Following four years of study, senior EPA scientists came to an alarming conclusion: The solvent, trichloroethylene, or TCE, was as much as 40 times more likely to cause cancer than the EPA had previously believed.Great to see that the Pentagon protects us with bombs (paid for, handsomely, by us), but then works overtime to (slowly) kill us anyway. It helps when you have an administration that is in your back pocket and doesn't care about the public's health.
By 2003, after a prolonged challenge orchestrated by the Pentagon, the EPA lost control of the issue and its TCE assessment was cast aside. As a result, any conclusion about whether millions of Americans were being contaminated by TCE was delayed indefinitely.

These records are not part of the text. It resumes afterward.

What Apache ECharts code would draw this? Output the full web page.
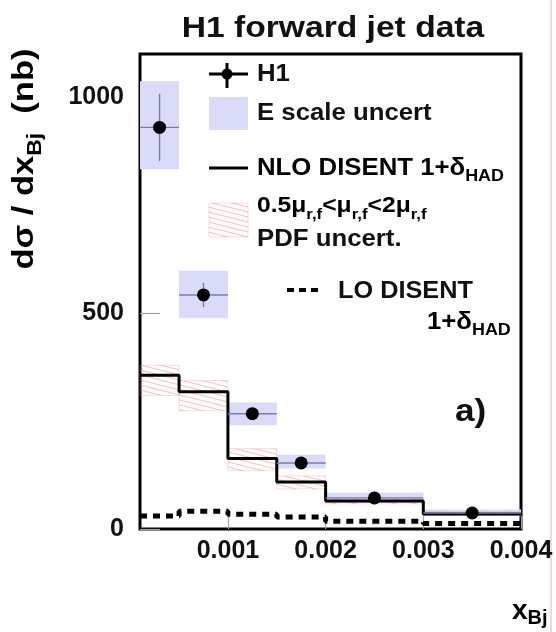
<!DOCTYPE html>
<html>
<head>
<meta charset="utf-8">
<script src="https://cdn.jsdelivr.net/npm/echarts@6/dist/echarts.min.js"></script>
<style>html,body{margin:0;padding:0;background:#fff;}#c{width:556px;height:632px;}</style>
</head>
<body>
<div id="c"></div>
<script>
// ---- data ----
const binLo = [0.0001, 0.0005, 0.001, 0.0015, 0.002, 0.003];
const binHi = [0.0005, 0.001, 0.0015, 0.002, 0.003, 0.004];
const h1X = [0.0003, 0.00075, 0.00125, 0.00175, 0.0025, 0.0035];
const h1Y = [930, 542, 267, 153, 72, 37];
const h1Err = [78, 28, 12, 8, 5, 4];
const eScaleLo = [833, 488, 240, 140, 60, 30];
const eScaleHi = [1037, 598, 293, 172, 84, 45];
const nloY = [356, 318, 163, 109, 65, 35];
const bandLo = [309, 274, 135, 93, 58, 32];
const bandHi = [379, 344, 186, 123, 71, 40];
const loY = [30, 41, 34, 28, 18, 13];
const xTicks = [0.001, 0.002, 0.003, 0.004];
const yTicks = [0, 500, 1000];

// hatch pattern
const pc = document.createElement('canvas');
pc.width = 20; pc.height = 5;
const pctx = pc.getContext('2d');
pctx.strokeStyle = 'rgba(236,100,100,0.55)';
pctx.lineWidth = 0.8;
pctx.beginPath();
pctx.moveTo(-20, -5); pctx.lineTo(40, 10);
pctx.moveTo(-20, 0); pctx.lineTo(40, 15);
pctx.moveTo(-20, -10); pctx.lineTo(40, 5);
pctx.stroke();
const hatch = {image: pc, repeat: 'repeat'};

const FONT = '"Liberation Sans", Arial, Helvetica, sans-serif';
const boxData = binLo.map((b, i) => [b, binHi[i], eScaleLo[i], eScaleHi[i]]);
const bandData = binLo.map((b, i) => [b, binHi[i], bandLo[i], bandHi[i]]);
const errData = h1X.map((x, i) => [x, h1Y[i], binLo[i], binHi[i], h1Y[i] - h1Err[i], h1Y[i] + h1Err[i]]);
const stepData = arr => binLo.map((b, i) => [b, arr[i]]).concat([[binHi[binHi.length - 1], arr[arr.length - 1]]]);

function rectItem(style) {
  return function (params, api) {
    const p0 = api.coord([api.value(0), api.value(3)]);
    const p1 = api.coord([api.value(1), api.value(2)]);
    return {type: 'rect', shape: {x: p0[0], y: p0[1], width: p1[0] - p0[0], height: p1[1] - p0[1]}, style: style};
  };
}

const chart = echarts.init(document.getElementById('c'), null, {renderer: 'canvas'});
const txt = {fontFamily: FONT, fontWeight: 'bold', fill: '#111'};
const richMain = (fs, lh) => ({fontFamily: FONT, fontWeight: 'bold', fontSize: fs, lineHeight: lh, color: '#111'});
const richSub = (fs, lh) => ({fontFamily: FONT, fontWeight: 'bold', fontSize: fs, lineHeight: lh, color: '#111', verticalAlign: 'bottom'});
const SX = 1.12;

chart.setOption({
  animation: false,
  backgroundColor: '#fff',
  grid: {left: 140, right: 35, top: 54, bottom: 103, show: true, borderColor: '#000', borderWidth: 3, backgroundColor: 'transparent'},
  xAxis: {
    type: 'value', min: 0.0001, max: 0.004,
    axisLine: {show: false},
    splitLine: {show: false},
    axisTick: {inside: true, length: 13, lineStyle: {color: '#a0a0c0', width: 1.2}, customValues: xTicks},
    axisLabel: {customValues: xTicks, formatter: v => v.toFixed(3), fontFamily: FONT, fontWeight: 'bold', fontSize: 25, color: '#111', margin: 10}
  },
  yAxis: {
    type: 'value', min: 0, max: 1100,
    axisLine: {show: false},
    splitLine: {show: false},
    axisTick: {inside: true, length: 20, lineStyle: {color: '#a0a0b0', width: 1.2}, customValues: yTicks},
    axisLabel: {customValues: yTicks, formatter: v => String(v), fontFamily: FONT, fontWeight: 'bold', fontSize: 25, color: '#111', margin: 16}
  },
  series: [
    {type: 'custom', name: 'E scale uncert', data: boxData, encode: {x: [0, 1], y: [2, 3]},
     renderItem: rectItem({fill: '#dadaf9'}), z: 1},
    {type: 'custom', name: 'band', data: bandData, encode: {x: [0, 1], y: [2, 3]},
     renderItem: rectItem({fill: hatch, stroke: 'rgba(240,130,130,0.4)', lineWidth: 0.7}), z: 2},
    {type: 'line', name: 'NLO', data: stepData(nloY), step: 'end', symbol: 'none',
     lineStyle: {color: '#000', width: 3}, z: 3},
    {type: 'line', name: 'LO', data: stepData(loY), step: 'end', symbol: 'none',
     lineStyle: {color: '#000', width: 5, type: [7, 6]}, z: 3},
    {type: 'custom', name: 'err', data: errData, encode: {x: [0, 2, 3], y: [1, 4, 5]}, z: 4,
     renderItem: function (params, api) {
       const l = api.coord([api.value(2), api.value(1)]);
       const r = api.coord([api.value(3), api.value(1)]);
       const t = api.coord([api.value(0), api.value(5)]);
       const b = api.coord([api.value(0), api.value(4)]);
       const st = {stroke: '#7c7caa', lineWidth: 1.4};
       return {type: 'group', children: [
         {type: 'line', shape: {x1: l[0], y1: l[1], x2: r[0], y2: r[1]}, style: st},
         {type: 'line', shape: {x1: t[0], y1: t[1], x2: b[0], y2: b[1]}, style: st}
       ]};
     }},
    {type: 'scatter', name: 'H1', data: h1X.map((x, i) => [x, h1Y[i]]), symbol: 'circle', symbolSize: 13,
     itemStyle: {color: '#000', opacity: 1}, z: 5}
  ],
  graphic: [
    {type: 'text', x: 333, y: 14, scaleX: 1.12,
     style: Object.assign({text: 'H1 forward jet data', fontSize: 30, align: 'center'}, txt)},
    // y axis title
    {type: 'text', x: 25, y: 159, rotation: Math.PI / 2, scaleX: 1.15,
     style: {text: '{n|dσ / dx}{s|Bj}{n|  (nb)}', align: 'center', verticalAlign: 'middle',
             rich: {n: richMain(30, 40), s: richSub(20, 18)}}},
    // x axis title
    {type: 'text', x: 512, y: 594,
     style: {text: '{n|x}{s|Bj}', rich: {n: richMain(28, 34), s: richSub(20, 17)}}},
    // a)
    {type: 'text', x: 455, y: 396, scaleX: 1.1, style: Object.assign({text: 'a)', fontSize: 32}, txt)},
    // legend: H1
    {type: 'line', shape: {x1: 209, y1: 74, x2: 248, y2: 74}, style: {stroke: '#000', lineWidth: 3}},
    {type: 'line', shape: {x1: 227, y1: 63, x2: 227, y2: 88}, style: {stroke: '#000', lineWidth: 3}},
    {type: 'circle', shape: {cx: 227, cy: 74, r: 5.5}, style: {fill: '#000'}},
    {type: 'text', x: 257, y: 75, scaleX: SX, style: Object.assign({text: 'H1', fontSize: 23, verticalAlign: 'middle'}, txt)},
    // E scale
    {type: 'rect', shape: {x: 209, y: 97, width: 39, height: 33}, style: {fill: '#dadaf9'}},
    {type: 'text', x: 257, y: 114, scaleX: SX, style: Object.assign({text: 'E scale uncert', fontSize: 23, verticalAlign: 'middle'}, txt)},
    // NLO
    {type: 'line', shape: {x1: 209, y1: 168, x2: 248, y2: 168}, style: {stroke: '#000', lineWidth: 3}},
    {type: 'text', x: 257, y: 153, scaleX: SX,
     style: {text: '{n|NLO DISENT 1+δ}{s|HAD}', rich: {n: richMain(23, 32), s: richSub(16, 14)}}},
    // band
    {type: 'rect', shape: {x: 209, y: 203, width: 39, height: 34}, style: {fill: hatch, stroke: 'rgba(240,130,130,0.4)', lineWidth: 0.7}},
    {type: 'text', x: 257, y: 190, scaleX: SX,
     style: {text: '{n|0.5μ}{s|r,f}{n|<μ}{s|r,f}{n|<2μ}{s|r,f}', rich: {n: richMain(22, 32), s: richSub(15, 14)}}},
    {type: 'text', x: 257, y: 240, scaleX: SX, style: Object.assign({text: 'PDF uncert.', fontSize: 23, verticalAlign: 'middle'}, txt)},
    // LO
    {type: 'line', shape: {x1: 287, y1: 290, x2: 321, y2: 290}, style: {stroke: '#000', lineWidth: 4, lineDash: [7, 5]}},
    {type: 'text', x: 338, y: 292, scaleX: 1.1, style: Object.assign({text: 'LO DISENT', fontSize: 23, verticalAlign: 'middle'}, txt)},
    {type: 'text', x: 427, y: 307, scaleX: SX,
     style: {text: '{n|1+δ}{s|HAD}', rich: {n: richMain(23, 32), s: richSub(16, 14)}}},
    // right pink edge
    {type: 'line', shape: {x1: 551, y1: 0, x2: 551, y2: 632}, style: {stroke: '#f6c8c8', lineWidth: 1.5}}
  ]
});
</script>
</body>
</html>
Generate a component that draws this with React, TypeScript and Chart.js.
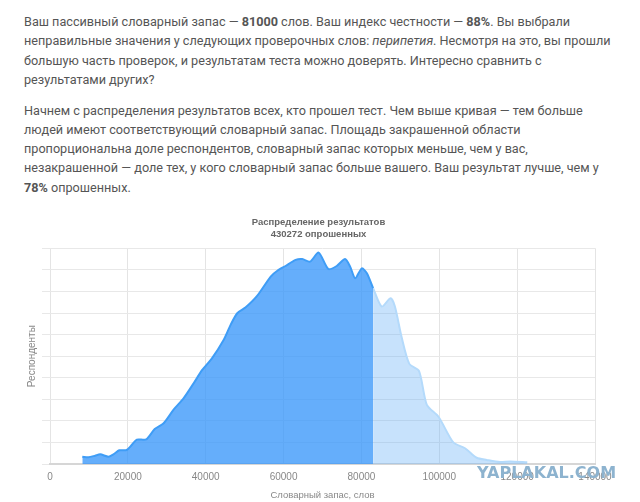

What happened with TCE is a stark illustration of a power shift that has badly damaged the EPA's ability to carry out one of its essential missions: assessing the health risks of toxic chemicals.
If the EPA's 2001 draft risk assessment was correct, then possibly thousands of the nation's birth defects and cancers every year are due in part to TCE exposure, according to several academic experts.
"It is a World Trade Center in slow motion," said Boston University epidemiologist David Ozonoff, a TCE expert. "You would never notice it."
David Ozonoff makes an excellent point. Kill thousands of people suddenly, in one fell swoop, and it certainly gets noticed. But slowly kill off a portion of the population and it never gets the attention and public outrage it deserves. Just look at global warming: while over time it will be a disaster for the entire planet, it's not occurring at a fast enough pace to cause any sudden and fatal effects, and thus it's a big yawn.